L'Onda, come l'acqua, si sa, ha una memoria. Ecco perché, parlando di didattica gli studenti di Lettere hanno messo a punto un documento introduttivo che ricorda: «Le riforme che hanno ridisegnato l'università negli ultimi quindici anni l'hanno consegnata all'interno di un paradosso: proprio nel momento in cui si poneva il problema della capacità di fornire una formazione in grado di introdurre al mondo del lavoro, tanto più si produceva precarietà, crisi, mal funzionamento. Una generazione intera è stata utilizzata come cavia per esperimenti mai riusciti». Come a dire: le cavie ora si ribellano.

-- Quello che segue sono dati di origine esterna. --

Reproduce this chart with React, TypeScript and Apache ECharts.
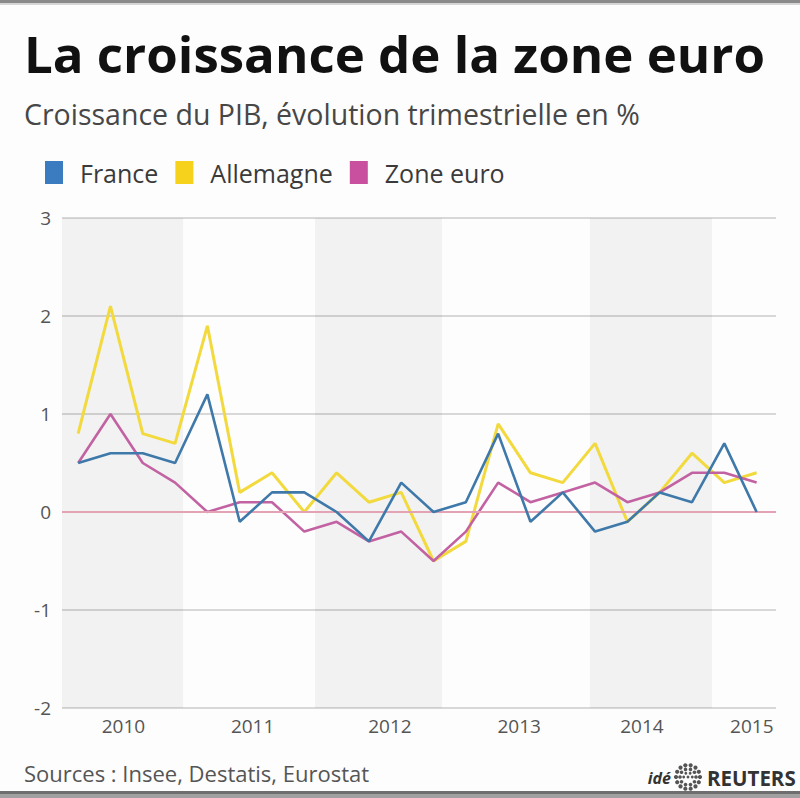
import React, { useEffect, useRef } from "react";
import * as echarts from "echarts";

// Quarterly GDP growth, % change on previous quarter
const quarters = [
  "T1 2010", "T2 2010", "T3 2010", "T4 2010",
  "T1 2011", "T2 2011", "T3 2011", "T4 2011",
  "T1 2012", "T2 2012", "T3 2012", "T4 2012",
  "T1 2013", "T2 2013", "T3 2013", "T4 2013",
  "T1 2014", "T2 2014", "T3 2014", "T4 2014",
  "T1 2015", "T2 2015",
];
const france = [0.5, 0.6, 0.6, 0.5, 1.2, -0.1, 0.2, 0.2, 0.0, -0.3, 0.3, 0.0, 0.1, 0.8, -0.1, 0.2, -0.2, -0.1, 0.2, 0.1, 0.7, 0.0];
const allemagne = [0.8, 2.1, 0.8, 0.7, 1.9, 0.2, 0.4, 0.0, 0.4, 0.1, 0.2, -0.5, -0.3, 0.9, 0.4, 0.3, 0.7, -0.1, 0.2, 0.6, 0.3, 0.4];
const zoneEuro = [0.5, 1.0, 0.5, 0.3, 0.0, 0.1, 0.1, -0.2, -0.1, -0.3, -0.2, -0.5, -0.2, 0.3, 0.1, 0.2, 0.3, 0.1, 0.2, 0.4, 0.4, 0.3];

// Year labels and where they sit on the quarter-index axis
const years = ["2010", "2011", "2012", "2013", "2014", "2015"];
const yearTicks = [1.4, 5.4, 9.65, 13.65, 17.45, 20.85];
// Shaded year bands (2010, 2012, 2014) in quarter-index units
const shadedBands: [number, number][] = [
  [-0.5, 3.25],
  [7.33, 11.26],
  [15.84, 19.62],
];
const yTicks = { min: -2, max: 3, step: 1 };

const FONT = "'Open Sans', 'Noto Sans', sans-serif";

function toPoints(values: number[]) {
  return values.map((v, i) => [i, v]);
}

function reutersDots() {
  const rings = [
    { r: 12, n: 14, s: 2.1 },
    { r: 8, n: 10, s: 1.8 },
    { r: 4.3, n: 6, s: 1.4 },
  ];
  const cx = 688;
  const cy = 777;
  const out: any[] = [];
  rings.forEach((ring) => {
    for (let k = 0; k < ring.n; k++) {
      const a = (k / ring.n) * Math.PI * 2;
      out.push({
        type: "circle",
        shape: { cx: cx + ring.r * Math.cos(a), cy: cy + ring.r * Math.sin(a), r: ring.s },
        style: { fill: "#555" },
        silent: true,
      });
    }
  });
  out.push({ type: "circle", shape: { cx, cy, r: 1.4 }, style: { fill: "#555" }, silent: true });
  return out;
}

export default function App() {
  const ref = useRef<HTMLDivElement>(null);

  useEffect(() => {
    if (!ref.current) return;
    const chart = echarts.init(ref.current, undefined, { renderer: "svg" });

    const option: any = {
      animation: false,
      backgroundColor: "#fdfdfd",
      textStyle: { fontFamily: FONT },
      grid: { left: 62, right: 24, top: 218, bottom: 90 },
      legend: {
        left: 45,
        top: 160,
        padding: 0,
        icon: "rect",
        itemWidth: 18,
        itemHeight: 23,
        itemGap: 17,
        selectedMode: false,
        data: ["France", "Allemagne", "Zone euro"],
        textStyle: { fontFamily: FONT, fontSize: 25, color: "#3a3a3a", padding: [0, 0, 0, 12] },
      },
      xAxis: {
        type: "value",
        min: -0.5,
        max: 21.6,
        axisLine: { show: false },
        axisTick: { show: false },
        splitLine: { show: false },
        axisLabel: {
          customValues: yearTicks,
          formatter: (v: number) => {
            let best = 0;
            yearTicks.forEach((t, i) => {
              if (Math.abs(t - v) < Math.abs(yearTicks[best] - v)) best = i;
            });
            return years[best];
          },
          fontFamily: FONT,
          fontSize: 19,
          color: "#555",
          margin: 8,
        },
      },
      yAxis: {
        type: "value",
        min: yTicks.min,
        max: yTicks.max,
        interval: yTicks.step,
        axisLine: { show: false },
        axisTick: { show: false },
        axisLabel: { fontFamily: FONT, fontSize: 19, color: "#555", margin: 11 },
        splitLine: { lineStyle: { color: "#d8d8d8", width: 2 } },
      },
      series: [
        {
          name: "bands",
          type: "line",
          data: [],
          z: 1,
          silent: true,
          markArea: {
            silent: true,
            itemStyle: { color: "rgba(0,0,0,0.045)" },
            data: shadedBands.map(([a, b]) => [{ xAxis: a }, { xAxis: b }]),
          },
          markLine: {
            silent: true,
            symbol: "none",
            label: { show: false },
            lineStyle: { color: "#e4a3b4", width: 2, type: "solid" },
            data: [{ yAxis: 0 }],
          },
        },
        {
          name: "Allemagne",
          type: "line",
          z: 3,
          data: toPoints(allemagne),
          showSymbol: false,
          itemStyle: { color: "#f7d21c" },
          lineStyle: { color: "#f2da3e", width: 3 },
        },
        {
          name: "Zone euro",
          type: "line",
          z: 4,
          data: toPoints(zoneEuro),
          showSymbol: false,
          itemStyle: { color: "#c94f9f" },
          lineStyle: { color: "#c262a2", width: 2.6 },
        },
        {
          name: "France",
          type: "line",
          z: 5,
          data: toPoints(france),
          showSymbol: false,
          itemStyle: { color: "#3a7cbf" },
          lineStyle: { color: "#3f79aa", width: 2.6 },
        },
      ],
      graphic: [
        { type: "rect", shape: { x: 0, y: 0, width: 800, height: 3 }, style: { fill: "#8a8a8a" }, silent: true },
        { type: "rect", shape: { x: 0, y: 3, width: 800, height: 2 }, style: { fill: "#d6d6d6" }, silent: true },
        { type: "rect", shape: { x: 0, y: 791, width: 800, height: 3 }, style: { fill: "#6e6e6e" }, silent: true },
        { type: "rect", shape: { x: 0, y: 794, width: 800, height: 4 }, style: { fill: "#a0a0a0" }, silent: true },
        {
          type: "text",
          silent: true,
          style: {
            text: "La croissance de la zone euro",
            x: 24,
            y: 53,
            verticalAlign: "middle",
            align: "left",
            font: `700 51px ${FONT}`,
            fill: "#111",
          },
        },
        {
          type: "text",
          silent: true,
          style: {
            text: "Croissance du PIB, évolution trimestrielle en %",
            x: 24,
            y: 114,
            verticalAlign: "middle",
            align: "left",
            font: `400 28.5px ${FONT}`,
            fill: "#474747",
          },
        },
        {
          type: "text",
          silent: true,
          style: {
            text: "Sources : Insee, Destatis, Eurostat",
            x: 24,
            y: 773,
            verticalAlign: "middle",
            align: "left",
            font: `400 22px ${FONT}`,
            fill: "#555",
          },
        },
        {
          type: "text",
          silent: true,
          style: {
            text: "idé",
            x: 671,
            y: 778,
            verticalAlign: "middle",
            align: "right",
            font: `italic 700 16px ${FONT}`,
            fill: "#333",
          },
        },
        ...reutersDots(),
        {
          type: "text",
          silent: true,
          style: {
            text: "REUTERS",
            x: 707,
            y: 778,
            verticalAlign: "middle",
            align: "left",
            font: `700 20.5px ${FONT}`,
            fill: "#333",
          },
        },
      ],
    };

    chart.setOption(option);
    return () => chart.dispose();
  }, []);

  return (
    <div
      ref={ref}
      style={{ position: "absolute", left: 0, top: 0, width: 800, height: 798 }}
      data-quarters={quarters.length}
    />
  );
}
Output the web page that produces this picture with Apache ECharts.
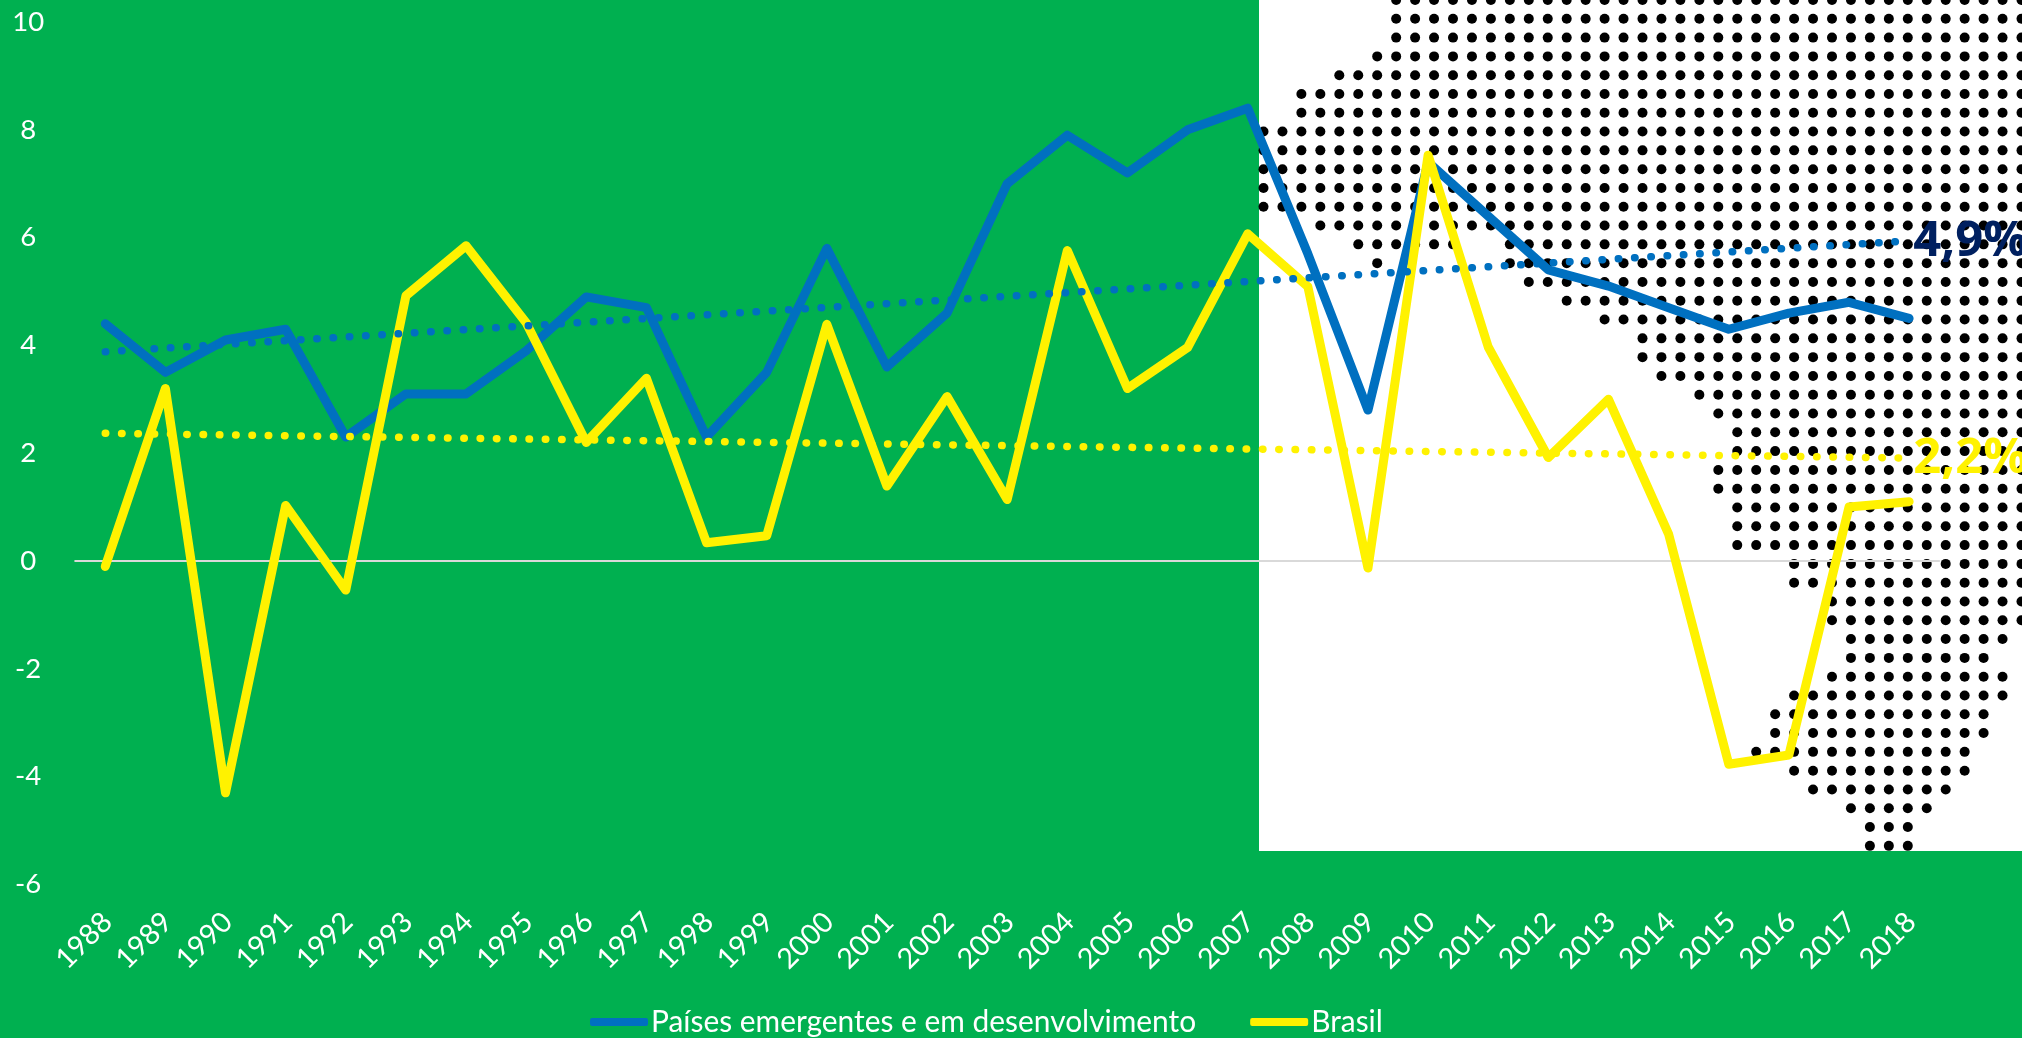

Parlano di autonomia, responsabilità, autoformazione. E criticano «la nozione di meritocrazia basata sul bilancio». Il fine è mettere insieme «proposte chiare e non demagogiche» di autoriforma dell'università e della ricerca, ma non solo. «Se alla fine di questa mobilitazione ci ritrovassimo soltanto con l'abrogazione della legge 133 vorrebbe dire che abbiamo perso - dice, applauditissima, una ricercatrice - perché avremmo vinto solo contro il potere politico e non quello baronale». E ancora: «Non si può pensare di riformare i luoghi del sapere se non si parte dalla critica a questa società neoliberista sulla quale sono stati modellati». Perciò ha senso affrontare il tema della casa, soprattutto per i fuorisede, del reddito, delle mille forme di resistenza alla crisi finanziaria. L'autoriforma a cui pensano non è una controproposta da portare in sedi istituzionali: «È la nostra idea di università ma anche di società».
Certo, la critica parte dalla consapevolezza del fallimento della "riforma Zecchino", quella del 3+2 nata «con l'obiettivo di fornire velocemente studenti spendibili e competitivi sul mercato del lavoro». Sottolineano ciò che la ministra Gelmini non dice, e cioè che la proliferazione dei corsi viene proprio da quell'idea di trasformare il sapere in «tecnicistico e assoggettato al profitto». Per questo la maggioranza degli studenti propone «l'abolizione del sistema del credito», anche se qualcuno preferirebbe «trasformarlo introducendo un recupero crediti delle attività di autoformazione». Tutti però sono per l'«abolizione del numero chiuso» e «contro la classificazione gerarchica dei saperi in base alla produttività sul mercato». La parola «merito» non piace, meglio valutazione. Sui criteri, ci vorrebbe un capitolo a parte. Di sicuro però basterebbe smettere di «privatizzare i mezzi e i luoghi di produzione del sapere» e, poiché «stato sociale e diritto allo studio non sono separabili», abbattere l'attuale modello di «welfare familistico». A dirla sembra facile, in un mondo dove «perfino la vita e le emozioni sono privatizzate». Ma vista da qui, di sicuro, la prospettiva è meno buia.